El Edén de Eduardo Antonio Parra par Miguel Tapia

Eduardo Antonio Parra, El Edén, traduit de l’espagnol (Mexique) par François-Michel Durazzo, Zulma, 2021, 336 p. [Laberinto, 2020]

El Edén est situé dans le nord du Mexique. C’est une petite ville d’apparence insouciante, comme l’atmosphère des montagnes qui l’entourent, où vivent des gens simples, travailleurs et déterminés. À El Edén, cependant, ces simples privilèges sont toujours accompagnés d’une terrible menace : tout peut être perdu en un instant. C’est cette période qu’Eduardo Antonio Parra, l’un des écrivains qui a le mieux dépeint le nord du Mexique ces dernières décennies, choisit de nous montrer dans son dernier roman, El Edén.

Dans un bar de la ville de Monterrey, le narrateur, ancien professeur de littérature à El Edén, rencontre un soir l’un de ses anciens élèves les plus brillants, Darío. Ensemble, ils boivent et se remémorent les années passées dans sa ville natale. Dans l’atmosphère raréfiée du bar de la ville, Darío tente, de manière désordonnée, de raconter la nuit, quelques années auparavant, où une confrontation entre groupes rivaux a déclenché une explosion de violence qui a pratiquement anéanti la ville.  

Au cours de ces années, des groupes de producteurs et de trafiquants de drogue, abrités par l’immensité et l’abandon de la région, ont imposé leur loi et ont cherché à prendre le contrôle d’El Edén. Cet après-midi-là, des expéditeurs anonymes avaient envoyé des SMS aux villageois pour les avertir de rester chez eux, un message devenu courant dans les règlements de comptes, et que les villageois avaient appris à prendre en compte sans autre forme de procès. Cette fois, cependant, la confrontation limitée attendue se transforma en une bataille généralisée et sans fin.

Darío, qui est alors un jeune homme déterminé et athlétique, quitte l’abri de sa maison en compagnie de sa petite amie, Norma, pour rechercher son jeune frère absent, alors que toute la ville est consciente des risques.

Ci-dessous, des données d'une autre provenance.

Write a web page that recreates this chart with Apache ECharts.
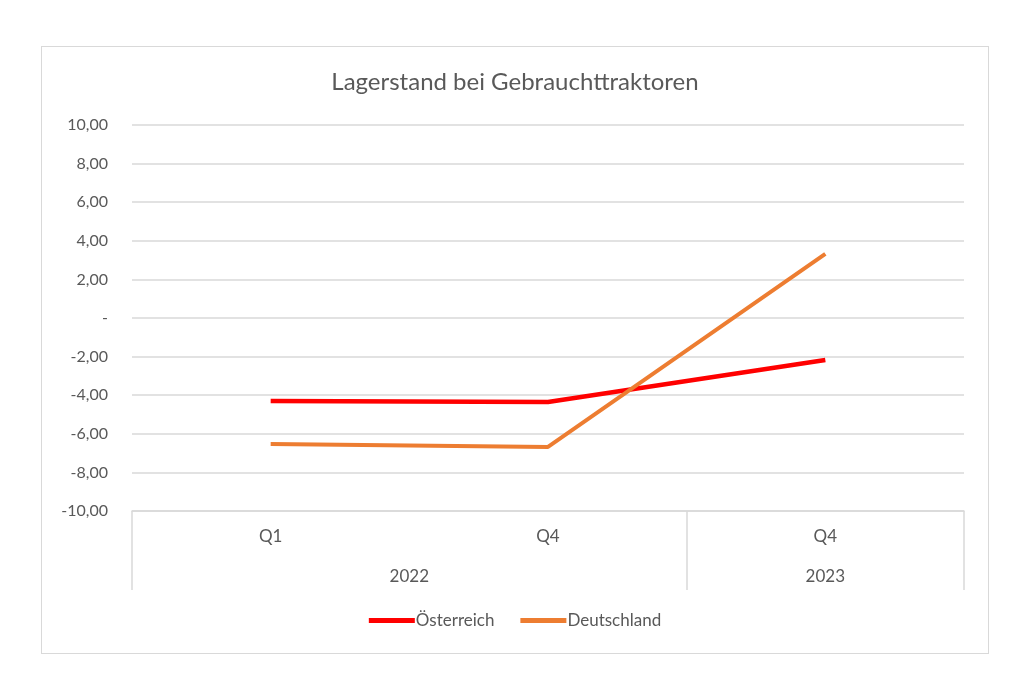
<!DOCTYPE html>
<html>
<head>
<meta charset="utf-8">
<title>Lagerstand bei Gebrauchttraktoren</title>
<script src="https://cdn.jsdelivr.net/npm/echarts@6/dist/echarts.min.js"></script>
<style>
    html, body { margin: 0; padding: 0; background: #fff; }
    #box {
        position: absolute; left: 41px; top: 46px;
        width: 946px; height: 606px;
        border: 1px solid #d9d9d9; background: #fff;
    }
    #chart { width: 946px; height: 606px; }
</style>
</head>
<body>
<div id="box"><div id="chart"></div></div>
<script>
(function () {

    'use strict';

    // Kategorien (erste Ebene) und Jahre (zweite Ebene)
    var quarters = ['Q1', 'Q4', 'Q4'],
        years = ['2022', '2023'],
        // wie viele Quartale zu jedem Jahr gehören
        yearSpan = [2, 1],
        // Werte
        oesterreich = [-4.30, -4.35, -2.18],
        deutschland = [-6.53, -6.68, 3.32],
        yTicks = [-10, -8, -6, -4, -2, 0, 2, 4, 6, 8, 10];

    var textColor = '#595959',
        gridColor = '#d9d9d9',
        font = 'Lato, "Open Sans", sans-serif';

    // Mitte jeder Jahresgruppe auf einer 0..n Skala
    var yearCenter = {}, pos = 0;
    years.forEach(function (y, i) {
        yearCenter[(pos + yearSpan[i] / 2).toFixed(2)] = y;
        pos += yearSpan[i];
    });

    var myChart = echarts.init(document.getElementById('chart'));

    var option = {
        animation: false,
        title: {
            text: 'Lagerstand bei Gebrauchttraktoren',
            left: 'center',
            top: 18,
            textStyle: { color: textColor, fontSize: 24, fontWeight: 'normal', fontFamily: font }
        },
        legend: {
            bottom: 19,
            left: 'center',
            itemWidth: 46,
            itemHeight: 5,
            itemGap: 26,
            icon: 'rect',
            textStyle: { color: textColor, fontSize: 17, fontFamily: font, padding: [0, 0, 0, -4] },
            data: ['Österreich', 'Deutschland']
        },
        grid: { left: 90, right: 24, top: 78, bottom: 142 },
        xAxis: [{
            type: 'category',
            data: quarters,
            boundaryGap: true,
            axisLine: { onZero: false, lineStyle: { color: gridColor, width: 1.5 } },
            axisTick: {
                show: true,
                length: 79,
                lineStyle: { color: gridColor, width: 1.5 },
                // nur an den Jahresgrenzen
                interval: function (index) {
                    var s = 0;
                    for (var i = 0; i < yearSpan.length; i++) {
                        if (index === s) return true;
                        s += yearSpan[i];
                    }
                    return index >= quarters.length;
                }
            },
            axisLabel: { color: textColor, fontSize: 17, fontFamily: font, margin: 17 }
        }, {
            type: 'value',
            position: 'bottom',
            min: 0,
            max: quarters.length,
            interval: 0.5,
            offset: 40,
            axisLine: { show: false, onZero: false },
            axisTick: { show: false },
            splitLine: { show: false },
            axisLabel: {
                color: textColor, fontSize: 17, fontFamily: font, margin: 17,
                showMinLabel: true, showMaxLabel: true,
                formatter: function (v) {
                    return yearCenter[v.toFixed(2)] || '';
                }
            }
        }],
        yAxis: {
            type: 'value',
            min: yTicks[0],
            max: yTicks[yTicks.length - 1],
            interval: 2,
            axisLine: { show: false },
            axisTick: { show: false },
            splitLine: { lineStyle: { color: gridColor, width: 1.5 } },
            axisLabel: {
                color: textColor, fontSize: 16, fontFamily: font, margin: 24,
                formatter: function (v) {
                    if (v === 0) return '-';
                    return v.toFixed(2).replace('.', ',');
                }
            }
        },
        series: [{
            name: 'Österreich',
            type: 'line',
            data: oesterreich,
            showSymbol: false,
            symbol: 'none',
            itemStyle: { color: '#ff0000' },
            lineStyle: { color: '#ff0000', width: 4.5 }
        }, {
            name: 'Deutschland',
            type: 'line',
            data: deutschland,
            showSymbol: false,
            symbol: 'none',
            itemStyle: { color: '#ed7d31' },
            lineStyle: { color: '#ed7d31', width: 4 }
        }]
    };

    myChart.setOption(option);
})();
</script>
</body>
</html>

Cette décision se transforme en un véritable voyage en enfer : le couple part et erre dans les rues d’El Edén, sans pouvoir atteindre les destinations qu’ils se sont fixées, pris au milieu d’une guerre disproportionnée et insensée.

Les événements sont brutaux, racontés dans le langage familier d’un bar sordide, déchiqueté par la douleur et l’alcool. Les scènes placent sous nos yeux un niveau de violence qui semble parfois – comme la vie quotidienne mexicaine elle-même – appartenir à une autre réalité. C’est au cours des déambulations du jeune couple dans les rues d’El Edén que Parra nous offre sa maîtrise de la description du nord du Mexique. Au milieu des poursuites, des embuscades, des fusillades insensées de toutes sortes d’éclats d’obus, Darío et Norma cherchent à se frayer un chemin dans la ville dévastée. Contraints de se dissimuler sans cesse, passant de la terreur extrême de la fuite à l’immobilité totale, les deux corps s’unissent dans le désir brûlant de disparaître ; ils cherchent, dans des étreintes furtives au fond des jardins ou dans les maisons abandonnées, une fuite impossible.

Le parallèle entre l’extrême violence et l’éveil sexuel de Darío aux mains de Norma, une fille sensuelle plus âgée que lui, concentre les moments les plus choquants du roman. El Edén raconte les conséquences d’une réalité dévastatrice qui devient de plus en plus banale, en montrant son rôle dans l’éveil brutal d’un adolescent à de grandes peurs et passions. Parra nous expose, sans concession, à l’évidence que les rêves peuvent devenir, en une seule nuit, un horrible cauchemar.